Learn: Treat disinformation as an adversary adapting to your defenses
After-action reviews shouldn’t end with “we posted a correction.” They should capture:
- Which narratives broke through and why
- Which communities were targeted
- Which channels were slow or untrusted
- How long it took to issue a credible update
Then retrain models and update playbooks. If you don’t learn, the adversary does.
“Mind sovereignty” is a national security control, not self-help
One of the most underappreciated points in modern influence operations is that human attention is part of the attack surface.
The individual practice of pausing before sharing—especially when content is emotionally spiky—scales into an organizational advantage. You can treat this like a soft cultural issue, or you can treat it like what it is: risk management for cognitive security.
Two interventions consistently work in real teams because they fit how people actually behave:
1) Accuracy prompts at the moment of sharing
A simple “Do you think this is accurate?” prompt reduces resharing of questionable content. That’s not magic; it’s friction. It forces a brief switch from emotional reaction to reflective judgment.
For defense environments, this can be implemented as:
- A lightweight prompt inside internal collaboration tools
- A browser extension or secure gateway nudge on risky domains
- A short “verify before share” banner in internal comms channels during crises
2) Narrative literacy training for operators and leadership
Annual compliance training won’t cut it. Effective training looks like mission rehearsal:
- Show real examples of influence narratives aimed at military and public institutions
- Teach “pattern recognition” (novelty, outrage, identity hooks)
- Practice rapid verification workflows
- Clarify escalation paths: who to notify, what evidence to capture, what not to amplify
The win condition is simple: reduce impulsive amplification and increase reporting of suspicious narratives.
A practical blueprint: building an AI counter-disinformation capability
Defense and national security organizations that want this done right usually need three layers: technology, process, and governance.
Technology layer (what to build or buy)
- Narrative detection and clustering (multilingual, cross-platform)
- Synthetic media forensics (image/video provenance, tamper signals)
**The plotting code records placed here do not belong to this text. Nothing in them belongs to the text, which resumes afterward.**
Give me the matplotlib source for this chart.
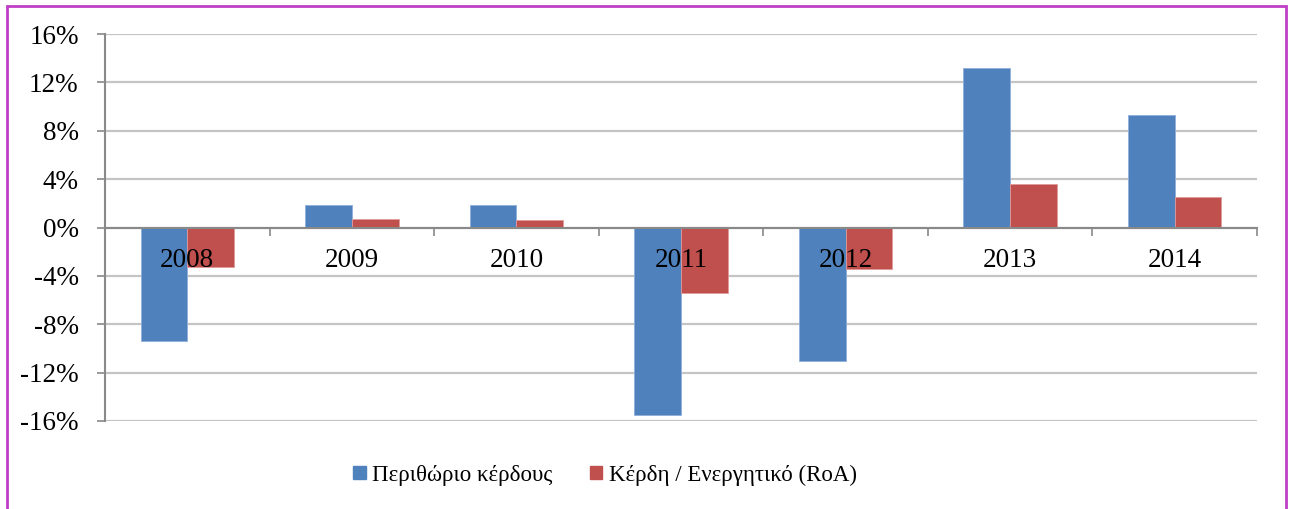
import numpy as np
import matplotlib.pyplot as plt
from matplotlib.patches import Patch, Rectangle
from matplotlib.ticker import FuncFormatter, FixedLocator

years = ['2008', '2009', '2010', '2011', '2012', '2013', '2014']
profit_margin = [-9.4, 1.9, 1.9, -15.5, -11.0, 13.2, 9.3]
roa = [-3.25, 0.7, 0.6, -5.4, -3.4, 3.6, 2.5]
series_names = ['Περιθώριο κέρδους', 'Κέρδη / Ενεργητικό (RoA)']

blue = '#4F81BD'
red = '#C0504D'
axis_grey = '#898989'

plt.rcParams['font.family'] = ['Liberation Serif', 'DejaVu Serif']
plt.rcParams['font.size'] = 19.5

fig = plt.figure(figsize=(12.93, 5.09), dpi=100)
ax = fig.add_axes([105 / 1293, 1 - 421 / 509, (1257 - 105) / 1293, (421 - 34) / 509])

x = np.arange(len(years))
w = 0.284
ax.bar(x - w / 2, profit_margin, w, color=blue, edgecolor='#8FAEDB', linewidth=0.6, zorder=3)
ax.bar(x + w / 2, roa, w, color=red, edgecolor='#E09A98', linewidth=0.6, zorder=3)

ax.set_xlim(-0.5, len(years) - 0.5)
ax.set_ylim(-16, 16)
ax.set_yticks(np.arange(-16, 17, 4))
ax.yaxis.set_major_formatter(FuncFormatter(lambda v, p: f'{v:.0f}%'))
ax.yaxis.grid(True, color='#C4C4C4', linewidth=1.6, zorder=0)
ax.tick_params(axis='y', length=6, width=1.2, color=axis_grey, pad=13)

# category ticks on the zero line, labels between them (drawn over the bars)
ax.spines['bottom'].set_position(('data', 0))
ax.xaxis.set_major_locator(FixedLocator(np.arange(-0.5, len(years), 1.0)))
ax.xaxis.set_major_formatter(FuncFormatter(lambda v, p: ''))
ax.xaxis.set_minor_locator(FixedLocator(x))
ax.set_xticklabels(years, minor=True)
ax.tick_params(axis='x', which='major', length=6, width=1.2, color=axis_grey, direction='out')
ax.tick_params(axis='x', which='minor', length=0, pad=15)
ax.xaxis.set_zorder(5)

for s in ['top', 'right']:
    ax.spines[s].set_visible(False)
for s in ['left', 'bottom']:
    ax.spines[s].set_color(axis_grey)
    ax.spines[s].set_linewidth(1.5)
    ax.spines[s].set_zorder(4)

handles = [Patch(color=blue), Patch(color=red)]
fig.legend(handles, series_names, loc='center', bbox_to_anchor=(605 / 1293, 1 - 475 / 509),
           ncol=2, frameon=False, fontsize=16.5, handlelength=0.55, handleheight=0.55,
           handletextpad=0.3, columnspacing=1.6)

# outer chart border
fig.patches.append(Rectangle((7 / 1293, -0.05), (1286 - 7) / 1293, 1.05 - 6 / 509,
                             transform=fig.transFigure, fill=False,
                             edgecolor='#BE3EC6', linewidth=2))

fig.savefig('out.png', dpi=100)
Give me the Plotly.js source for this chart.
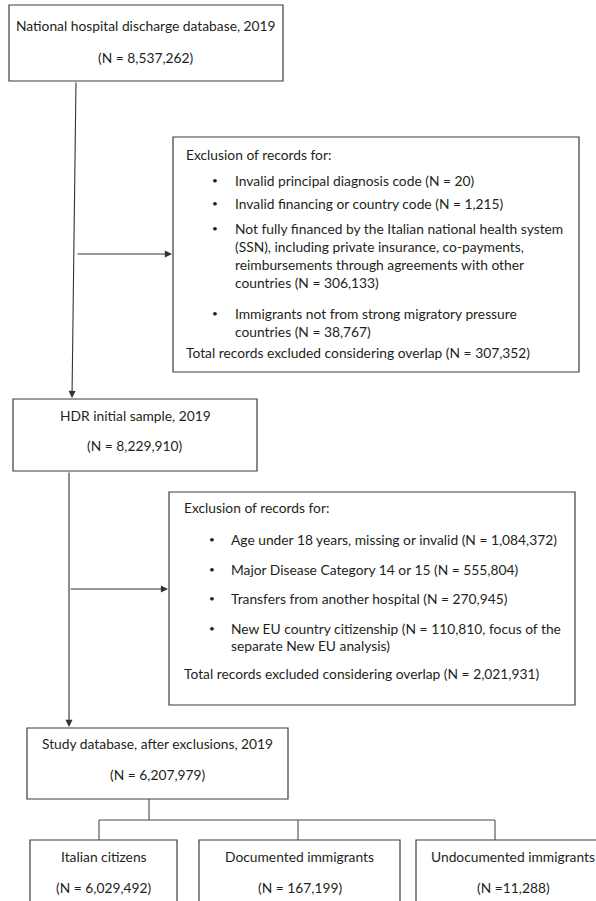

- Threat intel integration (correlate narrative activity with cyber/counterintelligence signals)
- Analyst copilots (summarize campaigns, generate timelines, propose hypotheses)
Process layer (how it runs day-to-day)
- A standing “narrative watch” function (like a SOC, but for influence)
- Clear severity levels and response SLAs (15 minutes, 1 hour, 24 hours)
- Pre-approved response templates and spokesperson rosters
- Red-team exercises for information operations and deepfakes
Governance layer (how you keep it legitimate)
This matters because counter-disinformation can drift into overreach if you don’t set boundaries.
- Define what you monitor (threat narratives) vs. what you don’t (protected speech)
- Maintain audit logs for model decisions and analyst actions
- Separate intelligence assessment from public messaging approval
- Use privacy-preserving methods where possible, especially for internal telemetry
Done correctly, AI supports democratic resilience rather than undermining it.
Where this fits in “AI in Defense & National Security”
AI is already central to surveillance, cyber defense, and intelligence analysis. Countering disinformation is the connective tissue across all three, because cognitive warfare targets the thing those systems serve: human decision-making.
If your AI roadmap includes autonomous systems, mission planning, and threat detection but ignores influence operations, you’re protecting hardware while leaving the operator’s mind exposed.
Truth can’t defend itself at the speed modern platforms move. That’s why the near-term goal isn’t perfect persuasion; it’s operational resilience—the ability to detect narrative attacks early, assess their impact, and respond fast enough that reality stays usable.
If you’re building or modernizing a counter-disinformation program—whether for defense, government, or critical infrastructure—now’s a good time to pressure-test your stack. How quickly can you detect a coordinated narrative? How fast can you produce a credible update? And what happens when the next “evidence” drop is a deepfake timed to a crisis?
The question isn’t whether disinformation will target your organization. It’s whether your response will be manual and late—or AI-assisted and ready.